Mathematics society in Greece

The Hellenic Mathematical Society (HMS) (Ελληνική Μαθηματική Εταιρεία) is a learned society which promotes the study of mathematics in Greece. It was founded in 1918 in Athens, and publishes the Bulletin of the Hellenic Mathematical Society (Δελτίο της Ελληνικής Μαθηματικής Εταιρίας) among other research and educational publications. It is a member of the European Mathematical Society.
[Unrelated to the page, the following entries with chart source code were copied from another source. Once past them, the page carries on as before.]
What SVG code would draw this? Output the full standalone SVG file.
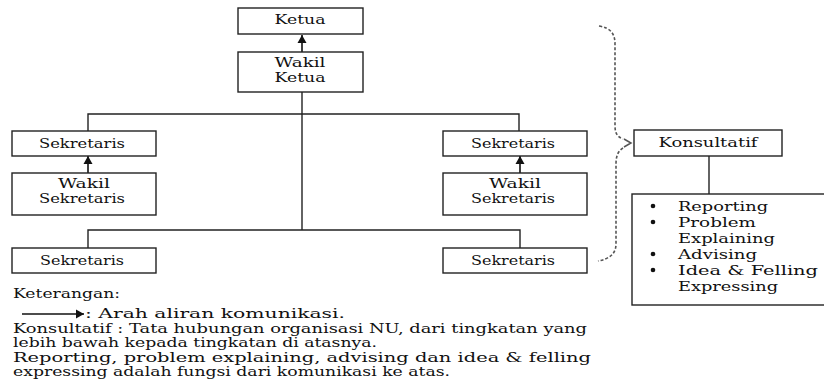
<svg xmlns="http://www.w3.org/2000/svg" width="824" height="381" viewBox="0 0 824 381">
<style>
.box{fill:#fff;stroke:#222;stroke-width:1.4}
.t{font-family:"DejaVu Serif","Liberation Serif",serif;font-size:13px;fill:#111}
.c{text-anchor:middle}
.ln{fill:none;stroke:#222;stroke-width:1.4}
.arr{fill:none;stroke:#111;stroke-width:1.6;marker-end:url(#ah)}
.dash{fill:none;stroke:#555;stroke-width:1.6;stroke-dasharray:3 2}
</style>
<defs>
<marker id="ah" markerWidth="10" markerHeight="10" refX="8" refY="5" orient="auto" markerUnits="userSpaceOnUse">
<path d="M0,0.5 L8,5 L0,9.5 Z" fill="#111"/>
</marker>
</defs>
<rect width="824" height="381" fill="#fff"/>

<g id="connectors">
<path class="ln" d="M302,92 V230"/>
<path class="ln" d="M88,131 V114 H519 V131"/>
<path class="ln" d="M88,248 V230 H520 V248"/>
<path class="ln" d="M709,156 V194"/>
<path class="arr" d="M302,52 V35"/>
<path class="arr" d="M88,173 V156"/>
<path class="arr" d="M520,173 V156"/>
</g>

<g id="brace">
<path class="dash" d="M599,26 C611,28 615,34 615,44 L615,126 C615,134 618,137 623,139"/>
<path fill="none" stroke="#555" stroke-width="1.5" d="M624,139 L631,143 L624,147"/>
<path class="dash" d="M623,148 C618,151 616,156 616,164 L616,244 C616,254 609,259 598,261"/>
</g>

<g id="ketua">
<rect class="box" x="238" y="8" width="125" height="26"/>
<text class="t c" x="300" y="24" textLength="51" lengthAdjust="spacingAndGlyphs">Ketua</text>
</g>
<g id="wakil-ketua">
<rect class="box" x="238" y="52" width="125" height="40"/>
<text class="t c" x="300" y="67" textLength="51" lengthAdjust="spacingAndGlyphs">Wakil</text>
<text class="t c" x="300" y="82" textLength="51" lengthAdjust="spacingAndGlyphs">Ketua</text>
</g>

<g id="sekretaris-kiri">
<rect class="box" x="12" y="131" width="144" height="25"/>
<text class="t c" x="82" y="148" textLength="86" lengthAdjust="spacingAndGlyphs">Sekretaris</text>
</g>
<g id="wakil-sekretaris-kiri">
<rect class="box" x="12" y="173" width="144" height="42"/>
<text class="t c" x="84" y="188" textLength="52" lengthAdjust="spacingAndGlyphs">Wakil</text>
<text class="t c" x="82" y="203" textLength="86" lengthAdjust="spacingAndGlyphs">Sekretaris</text>
</g>
<g id="sekretaris-kiri-bawah">
<rect class="box" x="12" y="248" width="144" height="25"/>
<text class="t c" x="82" y="265" textLength="84" lengthAdjust="spacingAndGlyphs">Sekretaris</text>
</g>

<g id="sekretaris-kanan">
<rect class="box" x="443" y="131" width="144" height="25"/>
<text class="t c" x="513" y="148" textLength="84" lengthAdjust="spacingAndGlyphs">Sekretaris</text>
</g>
<g id="wakil-sekretaris-kanan">
<rect class="box" x="443" y="173" width="144" height="42"/>
<text class="t c" x="515" y="188" textLength="52" lengthAdjust="spacingAndGlyphs">Wakil</text>
<text class="t c" x="513" y="203" textLength="84" lengthAdjust="spacingAndGlyphs">Sekretaris</text>
</g>
<g id="sekretaris-kanan-bawah">
<rect class="box" x="443" y="248" width="144" height="25"/>
<text class="t c" x="513" y="265" textLength="84" lengthAdjust="spacingAndGlyphs">Sekretaris</text>
</g>

<g id="konsultatif">
<rect class="box" x="634" y="130" width="148" height="26"/>
<text class="t c" x="708" y="147" textLength="99" lengthAdjust="spacingAndGlyphs">Konsultatif</text>
</g>

<g id="fungsi">
<rect class="box" x="632" y="194" width="200" height="111"/>
<circle cx="653" cy="206" r="2.3" fill="#111"/>
<circle cx="653" cy="222" r="2.3" fill="#111"/>
<circle cx="653" cy="254" r="2.3" fill="#111"/>
<circle cx="653" cy="270" r="2.3" fill="#111"/>
<text class="t" x="678" y="211" textLength="90" lengthAdjust="spacingAndGlyphs">Reporting</text>
<text class="t" x="678" y="227" textLength="78" lengthAdjust="spacingAndGlyphs">Problem</text>
<text class="t" x="678" y="243" textLength="97" lengthAdjust="spacingAndGlyphs">Explaining</text>
<text class="t" x="678" y="259" textLength="79" lengthAdjust="spacingAndGlyphs">Advising</text>
<text class="t" x="678" y="275" textLength="140" lengthAdjust="spacingAndGlyphs">Idea &amp; Felling</text>
<text class="t" x="678" y="291" textLength="100" lengthAdjust="spacingAndGlyphs">Expressing</text>
</g>

<g id="keterangan">
<text class="t" x="13" y="298" textLength="107" lengthAdjust="spacingAndGlyphs">Keterangan:</text>
<path class="arr" d="M22,314 H84"/>
<text class="t" x="85" y="318" textLength="260" lengthAdjust="spacingAndGlyphs">: Arah aliran komunikasi.</text>
<text class="t" x="13" y="333" textLength="574" lengthAdjust="spacingAndGlyphs">Konsultatif : Tata hubungan organisasi NU, dari tingkatan yang</text>
<text class="t" x="13" y="347" textLength="364" lengthAdjust="spacingAndGlyphs">lebih bawah kepada tingkatan di atasnya.</text>
<text class="t" x="13" y="362" textLength="578" lengthAdjust="spacingAndGlyphs">Reporting, problem explaining, advising dan idea &amp; felling</text>
<text class="t" x="13" y="376" textLength="437" lengthAdjust="spacingAndGlyphs">expressing adalah fungsi dari komunikasi ke atas.</text>
</g>
</svg>
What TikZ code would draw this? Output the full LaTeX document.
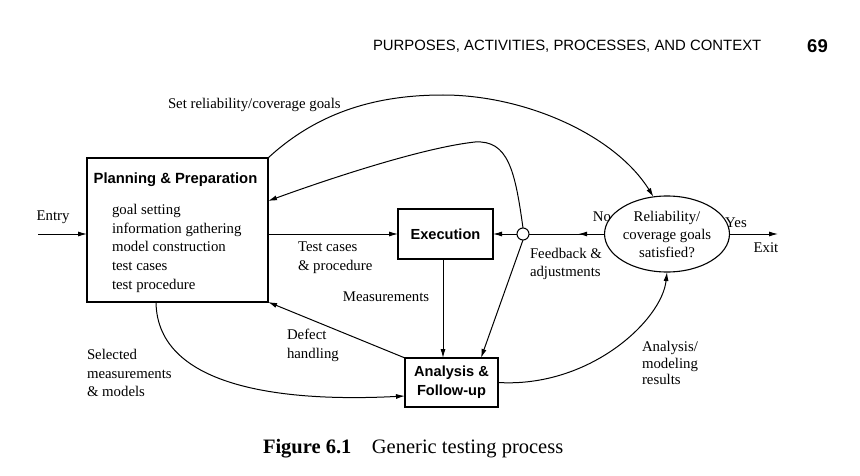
\documentclass[tikz,border=0pt]{standalone}
\usepackage{fontspec}
\setmainfont{Liberation Serif}
\setsansfont{Liberation Sans}
\usetikzlibrary{arrows.meta,shapes.geometric,decorations.markings,calc}
\begin{document}
\begin{tikzpicture}[x=1pt,y=-1pt,
  every node/.style={inner sep=0pt, outer sep=0pt},
  lbl/.style={font=\fontsize{14.8}{18.8}\selectfont, align=left},
  box/.style={draw, line width=1.1pt, font=\sffamily\bfseries\fontsize{14.6}{19}\selectfont, align=center},
  conn/.style={line width=1pt},
  arr/.style={conn, -{Latex[length=9pt,width=5pt]}},
  midarr/.style={conn, postaction={decorate}, decoration={markings, mark=at position #1 with {\arrow{Latex[length=9pt,width=5pt]}}}},
]
\fill[white] (0,0) rectangle (860,476);
\useasboundingbox (0,0) rectangle (860,476);

% header
\node[anchor=west, font=\sffamily\fontsize{14.9}{17}\selectfont] (hdr) at (373,46) {PURPOSES, ACTIVITIES, PROCESSES, AND CONTEXT};
\node[font=\sffamily\bfseries\fontsize{18.5}{20}\selectfont] (pg) at (817.5,46) {69};

% nodes
\node[draw, line width=1.1pt, minimum width=181, minimum height=144] (plan) at (177.5,230) {};
\node[font=\sffamily\bfseries\fontsize{14.8}{19}\selectfont] (plantitle) at (175.5,180) {Planning \& Preparation};
\node[lbl, anchor=north west] (planlist) at (112,204) {goal setting\\information gathering\\model construction\\test cases\\test procedure};

\node[box, minimum width=95, minimum height=50] (exec) at (445.5,234) {Execution};
\node[draw, circle, line width=1pt, minimum size=12] (circ) at (523,234) {};
\node[draw, ellipse, line width=1.1pt, minimum width=112, minimum height=76, font=\fontsize{14.8}{18}\selectfont, align=center] (ell) at (667,234) {Reliability/\\coverage goals\\satisfied?};
\node[box, minimum width=93, minimum height=49] (ana) at (451.5,382.5) {Analysis \&\\Follow-up};

\coordinate (entry) at (38,234);
\coordinate (exit) at (778,234);

% connectors
\draw[arr] (entry) -- (entry -| plan.west);
\draw[arr] (plan.east |- exec.west) -- (exec.west);
\draw[midarr=0.35] (ell.west) -- (circ.east);
\draw[arr] (circ.west) -- (exec.east);
\draw[arr] (ell.east) -- (exit);
\draw[arr] ([xshift=-2.5pt]exec.south) -- ([xshift=-2.5pt]exec.south |- ana.north);
\draw[arr] (circ.south) -- ([xshift=29.5pt]ana.north);
\draw[arr] (ana.north west) -- (plan.south east);
\draw[arr] ([xshift=-21.5pt]plan.south) .. controls (157,390) and (290,402) .. ([yshift=-13.5pt]ana.west);
\draw[arr] (ana.east) .. controls (590,388) and (662,320) .. (ell.south);
\draw[arr] (plan.north east) .. controls (320,110) and (380,95) .. (443,95) .. controls (525,95) and (615,135) .. (ell.110);
\draw[arr] (circ.north) .. controls (515,170) and (508,140) .. (475,142) .. controls (420,148) and (320,182) .. ([yshift=29pt]plan.east);

% labels
\node[lbl, anchor=west] (setlbl) at (168,105) {Set reliability/coverage goals};
\node[lbl] (entrylbl) at (53,217) {Entry};
\node[lbl, anchor=west] (tclbl) at (298,258) {Test cases\\\& procedure};
\node[lbl] (measlbl) at (386,297) {Measurements};
\node[lbl, anchor=west] (deflbl) at (287,345) {Defect\\handling};
\node[lbl, anchor=west] (sellbl) at (87,373) {Selected\\measurements\\\& models};
\node[lbl] (nolbl) at (602,217) {No};
\node[lbl] (yeslbl) at (736,223) {Yes};
\node[lbl] (exitlbl) at (766,248) {Exit};
\node[lbl, anchor=west] (fblbl) at (530,264) {Feedback \&\\adjustments};
\node[lbl, anchor=west, font=\fontsize{14.8}{16.5}\selectfont] (amlbl) at (642,363) {Analysis/\\modeling\\results};

% caption
\node[anchor=west, font=\fontsize{20.5}{24}\selectfont] (cap) at (263,449) {\textbf{Figure 6.1}\quad Generic testing process};
\end{tikzpicture}
\end{document}
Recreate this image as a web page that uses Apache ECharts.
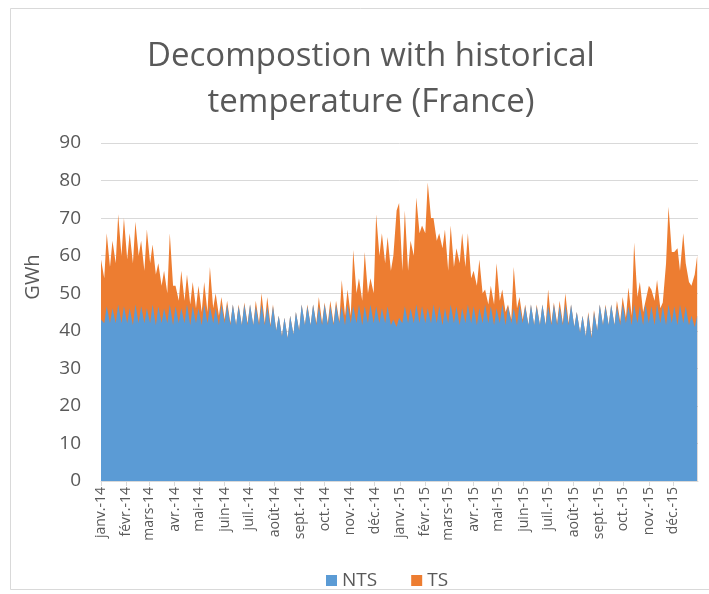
<!DOCTYPE html>
<html><head><meta charset="utf-8">
<script src="https://cdn.jsdelivr.net/npm/echarts@6/dist/echarts.min.js"></script>
<style>html,body{margin:0;padding:0;background:#fff}#c{width:709px;height:594px}</style>
</head><body><div id="c"></div>
<script>
// Month tick labels (x axis)
const monthLabels = ['janv.-14','févr.-14','mars-14','avr.-14','mai-14','juin-14','juil.-14','août-14','sept.-14','oct.-14','nov.-14','déc.-14',
  'janv.-15','févr.-15','mars-15','avr.-15','mai-15','juin-15','juil.-15','août-15','sept.-15','oct.-15','nov.-15','déc.-15'];
const yTicks = [0,10,20,30,40,50,60,70,80,90];
const seriesNames = ['NTS','TS'];

// Values read twice a week: Wednesday (working day) then Sunday, starting Wed 1 Jan 2014
const NTS = [
  43,42, 46.5,42, 46,42, 47,42, 46.5,42, 46,41.5, 47,42, 46.5,42, 46,42, 47,41.5,
  46.5,42, 46,42, 47,41.5, 46.5,42, 46,42, 47,41.5, 46.5,42, 46,41.5, 47,42, 46.5,42,
  46,41.5, 47,42, 47,41.5, 47,41.5, 46.5,41.5, 47,41.5, 47,41.5, 46.5,41.5, 47,41.5, 46.5,41,
  46.5,40, 44,38.5, 43.5,38, 44,39, 45,40, 47,41.5, 46.5,41.5, 47,41.5, 46.5,41.5, 47,41.5,
  46.5,41.5, 47,42, 46.5,41.5, 47,42, 46.5,42, 47,41.5, 46.5,42, 47,42, 46.5,42, 46,42,
  46.5,41.5, 43,41, 43.5,42, 46.5,42, 46,42, 47,42, 46.5,42, 46,42, 47,42, 46.5,41.5,
  46,42, 47,42, 46.5,41.5, 46,42, 47,42, 46.5,41.5, 46,42, 47,42, 46.5,41.5, 46,42,
  47,41.5, 46.5,42, 46,41.5, 47,42, 46.5,41.5, 47,41.5, 46.5,41.5, 47,41.5, 46.5,41.5, 47,41.5,
  46.5,41.5, 47,41.5, 47,41, 45,39.5, 44,38.5, 44.5,38, 45,40, 47,41.5, 46.5,41.5, 47,41.5,
  46.5,41.5, 47,42, 46.5,41.5, 47,42, 46.5,41.5, 47,42, 46.5,41.5, 47,42, 46.5,41.5, 47,42,
  46.5,41.5, 47,42, 46.5,41.5, 44,41, 44
];
const TS = [
  16,12, 19.5,15, 18,16, 24,18, 23.5,17, 20,16.5, 22,18, 17.5,14, 21,16, 16,13.5,
  11.5,10, 10,8, 19,10.5, 5.5,6, 10,6, 8,5.5, 6.5,4, 6,3.5, 6,3, 10.5,4,
  4,2.5, 2,1, 1,0.5, 0,0, 0.5,0, 0.5,0.5, 0,0, 1.5,0.5, 3,0.5, 2.5,0.5,
  0.5,0, 0,0, 0,0, 0,0, 0,0, 0,0, 0.5,0, 0,0.5, 2.5,0.5, 0.5,0.5,
  1.5,0.5, 1,0.5, 7,2.5, 4,2, 15,8, 7,6.5, 14.5,8, 7,8, 24.5,18, 20,16,
  18.5,14.5, 17,31, 30.5,14, 25.5,14, 18,18, 28.5,24, 21.5,24, 33.5,28, 23,22, 19.5,20.5,
  21,14, 21,15, 15.5,16.5, 20,15, 19,12, 9.5,10.5, 13,8, 4,5, 5.5,5.5, 12,6,
  4,3.5, 0.5,1, 11,4.5, 2,1, 0.5,0, 0,0, 0.5,0, 0,0, 4.5,0.5, 0.5,0.5,
  1.5,0.5, 3,0.5, 0,0, 0,0, 0,0, 0.5,0.5, 0.5,0, 0,0, 0.5,0, 0,0,
  1.5,1, 2,1.5, 5,2.5, 16.5,7, 6.5,3.5, 1,10, 4.5,6.5, 6.5,4, 1,16.5, 26,19,
  14.5,20.5, 9,24, 11.5,11.5, 8,14, 16
];

// x positions as day numbers counted from 1 Jan 2014
const DAY = 86400000;
const start = Date.UTC(2014, 0, 1);
const days = NTS.map((_, i) => Math.floor(i / 2) * 7 + (i % 2) * 4);
const monthStartDays = monthLabels.map((_, k) => Math.round((Date.UTC(2014 + Math.floor(k / 12), k % 12, 1) - start) / DAY));
const lastDay = Math.round((Date.UTC(2015, 11, 31) - start) / DAY);

const txt = '#595959';
const font = 'Open Sans';
const chart = echarts.init(document.getElementById('c'));
chart.setOption({
  animation: false,
  backgroundColor: '#fff',
  title: {
    text: 'Decompostion with historical\ntemperature (France)',
    left: 366, top: 29, textAlign: 'center',
    textStyle: { fontFamily: font, fontSize: 33, fontWeight: 'normal', color: txt, lineHeight: 46 }
  },
  graphic: [
    { type: 'rect', shape: { x: 10.5, y: 8.5, width: 720, height: 581 }, style: { fill: 'none', stroke: '#D9D9D9', lineWidth: 1 }, z: -10 },
    { type: 'text', x: 33, y: 277, rotation: Math.PI / 2,
      style: { text: 'GWh', fontFamily: font, fontSize: 20, fill: txt, align: 'center', verticalAlign: 'middle' } }
  ],
  legend: {
    data: seriesNames, left: 321, top: 566, icon: 'rect', itemWidth: 11, itemHeight: 11, itemGap: 34,
    textStyle: { fontFamily: font, fontSize: 19, color: txt }
  },
  grid: { left: 101, right: 11, top: 143, bottom: 113, containLabel: false },
  xAxis: {
    type: 'value',
    min: 0, max: lastDay,
    axisLine: { show: true, onZero: false, lineStyle: { color: '#D9D9D9' } },
    axisTick: { show: true, customValues: monthStartDays, length: 5, lineStyle: { color: '#D9D9D9' } },
    splitLine: { show: false },
    axisLabel: {
      customValues: monthStartDays, rotate: 90, margin: 6, fontFamily: font, fontSize: 14, color: txt,
      formatter: (v) => { const k = monthStartDays.indexOf(Math.round(v)); return k >= 0 ? monthLabels[k] : ''; }
    }
  },
  yAxis: {
    type: 'value', min: yTicks[0], max: yTicks[yTicks.length - 1], interval: 10,
    axisLine: { show: false }, axisTick: { show: false },
    splitLine: { lineStyle: { color: '#D9D9D9' } },
    axisLabel: { fontFamily: font, fontSize: 19, color: txt, margin: 20 }
  },
  series: [
    // NTS drawn in front of the TS band, whose top is NTS + TS (stacked)
    { name: seriesNames[0], type: 'line', z: 3, symbol: 'none', lineStyle: { width: 0 },
      itemStyle: { color: '#5B9BD5' }, areaStyle: { color: '#5B9BD5', opacity: 1 },
      data: days.map((d, i) => [d, NTS[i]]) },
    { name: seriesNames[1], type: 'line', z: 2, symbol: 'none', lineStyle: { width: 0 },
      itemStyle: { color: '#ED7D31' }, areaStyle: { color: '#ED7D31', opacity: 1 },
      data: days.map((d, i) => [d, NTS[i] + TS[i]]) }
  ]
});
</script></body></html>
The HMS also organizes national math competitions.

== Objectives ==
Amongst the main objectives of the HMS are:

- the advancement of mathematics;
- the fostering of free exchange of information between mathematicians, scientists and the society at large;
- the substantial and continuous improvement of mathematical education and the advancement of general education;
- to inform Greek mathematicians on recent progress made in science and technology and offer them practical assistance in matters which may occur during their work at school.

== Members ==
As of July 2022, the HMS has 12,000 members and 39 regional branches across Greece.